Buona, non eccelsa, la messa in scena de “Il Mercante di Venezia” al Teatro Bellini ad opera della Popular Shakespeare Kompany, giovane ma navigata compagnia teatrale fondata nel 2012 dal regista Valerio Binasco, che si propone ogni anno di mettere in scena un’opera shakespeariana con l’intento di educare il pubblico ai grandi classici, senza però rinunciare alla modernità e al rinnovamento.
Puntare sul glorioso passato letterario per comprendere il presente con formule nuove ed innovative: un piano ambizioso messo già a punto dai modernisti tra le due guerre mondiali, i quali avevano compreso che in un momento di crisi (oggi non solo dei valori, ma anche e soprattutto economica) bisogna ripartire da ciò che l’umanità ha prodotto di più bello (un po’ il senso del “Ricomincio da tre” del grande Massimo Troisi).
“Il Mercante di Venezia” è una delle opere più conosciute e apprezzate di Shakespeare, anche grazie alla versione cinematografica di successo di Michael Radford: un testo che si distingue – come del resto quasi tutte le opere di Shakespeare – per la sua straordinaria attualità, che lo rende amaramente specchio della società contemporanea.
L’ossessione per i soldi, indagata in ogni suo aspetto: dall’arrivismo sociale all’usura, dallo sperperamento scriteriato alla sua assunzione a valore universale. Ma non solo: anche intolleranza religiosa e razzismo, etica e giustizia vilmente asserviti al Dio Denaro. In quest’opera “tutto si compra e si vende, anche un brandello di carne umana, anche l’amore“.
Come in tutte le opere shakespeariane il bene e il male, pur apparentemente divisi con chiarezza nel plot, finiscono per confondersi ed assottigliarsi (e qui risiede la genialità del drammaturgo inglese, capace di mimetizzare perfettamente le sue provocazioni morali nel pensiero comune del suo tempo).
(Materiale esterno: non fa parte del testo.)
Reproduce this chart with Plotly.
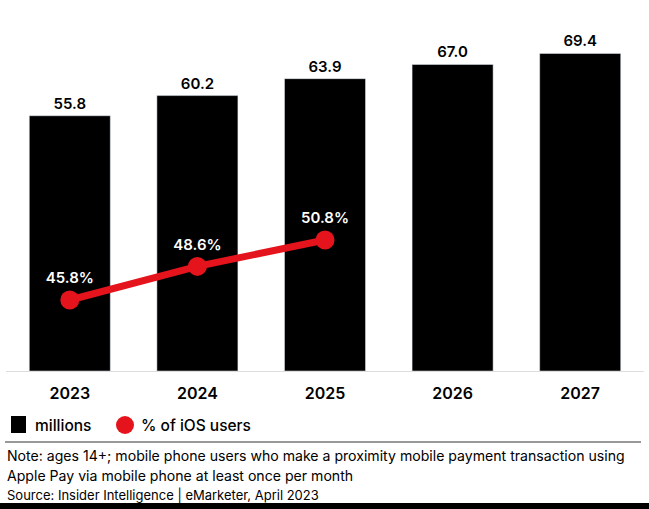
import plotly.graph_objects as go

years = ["2023", "2024", "2025", "2026", "2027"]
millions = [55.8, 60.2, 63.9, 67.0, 69.4]
pct_years = ["2023", "2024", "2025"]
pct_ios = [45.8, 48.6, 50.8]
legend_names = ["millions", "% of iOS users"]

W, H = 649, 509
L, R, T, B = 6, 5, 0, 138
PH = H - T - B

def py(p):
    return (H - B - p) / PH

def px(p):
    return (p - L) / (W - L - R)

RED = "#E5141C"
FONT = "Inter"

fig = go.Figure()
fig.add_trace(go.Bar(
    x=years, y=millions, name=legend_names[0],
    marker=dict(color="#000000"),
    text=[f"{v:.1f}" for v in millions], textposition="outside",
    textfont=dict(family=FONT, size=15, color="#000000", weight=600),
    cliponaxis=False, showlegend=False,
))
fig.add_trace(go.Scatter(
    x=pct_years, y=pct_ios, yaxis="y2", mode="lines+markers+text", name=legend_names[1],
    line=dict(color=RED, width=7), marker=dict(color=RED, size=19),
    text=[f"{v:.1f}%" for v in pct_ios], textposition="top center",
    textfont=dict(family=FONT, size=15, color="#ffffff", weight=600),
    showlegend=False, cliponaxis=False,
))

fig.update_layout(
    width=W, height=H,
    margin=dict(l=L, r=R, t=T, b=B),
    plot_bgcolor="white", paper_bgcolor="white",
    bargap=0.365,
    font=dict(family=FONT, color="#000000"),
    xaxis=dict(showline=True, linecolor="#dddddd", linewidth=1, ticks="",
               tickfont=dict(family=FONT, size=16, color="#000000", weight=600),
               ticklabelstandoff=8),
    yaxis=dict(range=[0, PH / 4.575], visible=False, showgrid=False),
    yaxis2=dict(range=[45.8 - (371 - 300) / 12.0, 45.8 + 300 / 12.0], overlaying="y",
                visible=False, showgrid=False),
    showlegend=False,
)

# custom legend
fig.add_shape(type="rect", xref="paper", yref="paper",
              x0=px(11), x1=px(26), y0=py(433), y1=py(416),
              line=dict(width=0), fillcolor="#000000")
fig.add_shape(type="circle", xref="paper", yref="paper",
              x0=px(116), x1=px(134), y0=py(434), y1=py(416),
              line=dict(width=0), fillcolor=RED)
for name, xx in [(legend_names[0], 33), (legend_names[1], 139)]:
    fig.add_annotation(text=name, xref="paper", yref="paper", x=px(xx), y=py(425.5),
                       xanchor="left", yanchor="middle", showarrow=False,
                       font=dict(family=FONT, size=15.5, color="#000000", weight=500))

fig.add_shape(type="line", xref="paper", yref="paper",
              x0=px(5), x1=px(641), y0=py(442), y1=py(442),
              line=dict(color="#333333", width=1))
fig.add_shape(type="rect", xref="paper", yref="paper",
              x0=px(0), x1=px(649), y0=py(503), y1=py(512),
              line=dict(width=0), fillcolor="#000000")

note1 = "Note: ages 14+; mobile phone users who make a proximity mobile payment transaction using"
note2 = "Apple Pay via mobile phone at least once per month"
source = "Source: Insider Intelligence | eMarketer, April 2023"
for txt, yy, sz in [(note1, 456, 14.1), (note2, 475, 14.1), (source, 495, 13)]:
    fig.add_annotation(text=txt, xref="paper", yref="paper", x=px(5), y=py(yy),
                       xanchor="left", yanchor="middle", showarrow=False,
                       font=dict(family=FONT, size=sz, color="#000000"))

fig.write_html("out.html")
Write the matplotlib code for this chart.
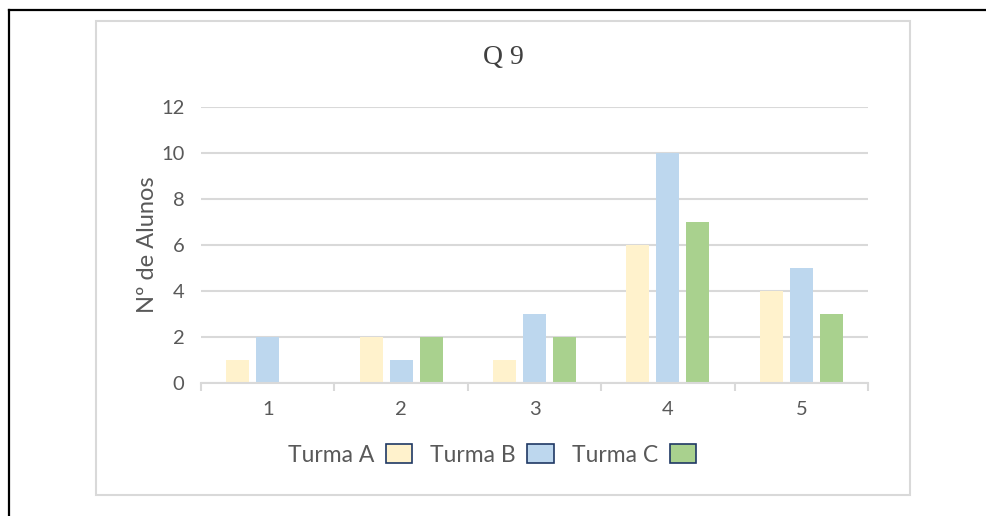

Se da un lato la condotta di Shylock è indubbiamente deplorevole, è giusto trattarlo con disprezzo e disgusto perché è ebreo/straniero? Dove finisce il pregiudizio e dove inizia la giusta condanna? Lo spettatore si ritrova ad interrogarsi e a dubitare persino della buona fede dei protagonisti durante il meraviglioso quanto noto monologo di Shylock in cui cerca di giustificare la sua sete di vendetta nei confronti di Antonio. E nella messa in scena di Binasco lo scellerato e inestirpabile cinismo dell’usuraio ebreo è sostituito da una più gentile sympatheia nei confronti del personaggio, più in pena, più avvilito, tanto da indurre in chi guarda un moto seppure breve e superficiale di compassione.
Il regista stesso ha ammesso in una sua dichiarazione: “L’essenziale, riguardo a Shylock non è che un eretico o un ebreo, ma che è un outsider. La terribile, umiliante, meschina sconfitta di Shylock mi mette a disagio. Annuncio fin d’ora che starò dalla sua parte”.
Una lettura dell’originale sicuramente coraggiosa e fuori dagli schemi, che ho molto apprezzato insieme alle scenografie e ai costumi essenziali, che permettono al pubblico di concentrarsi unicamente sull’universo interiore dei personaggi. Apprezzabile l’interpretazione dei personaggi: Silvio Orlando nei panni di Shylock è bravo anche se non totalmente convincente, notevole la performance di Sergio Romano come Lancillotto, bravissima Milvia Marigliano nei panni della nutrice di Porzia, interpretata da Elisabetta Mandalari in una versione ibrida tra Barbie e Paris Hilton.
“Ancora una volta Shakespeare riesce a scavalcare il limite temporale e a fornirci materia per riflettere su di noi e sul nostro presente. Tra Venezia e Belmonte c’è un universo contrastante, una società ritratta a tinte forti che nel tempo non hanno perso smalto. Siamo indietro di 400 anni, sembra di essere domani”.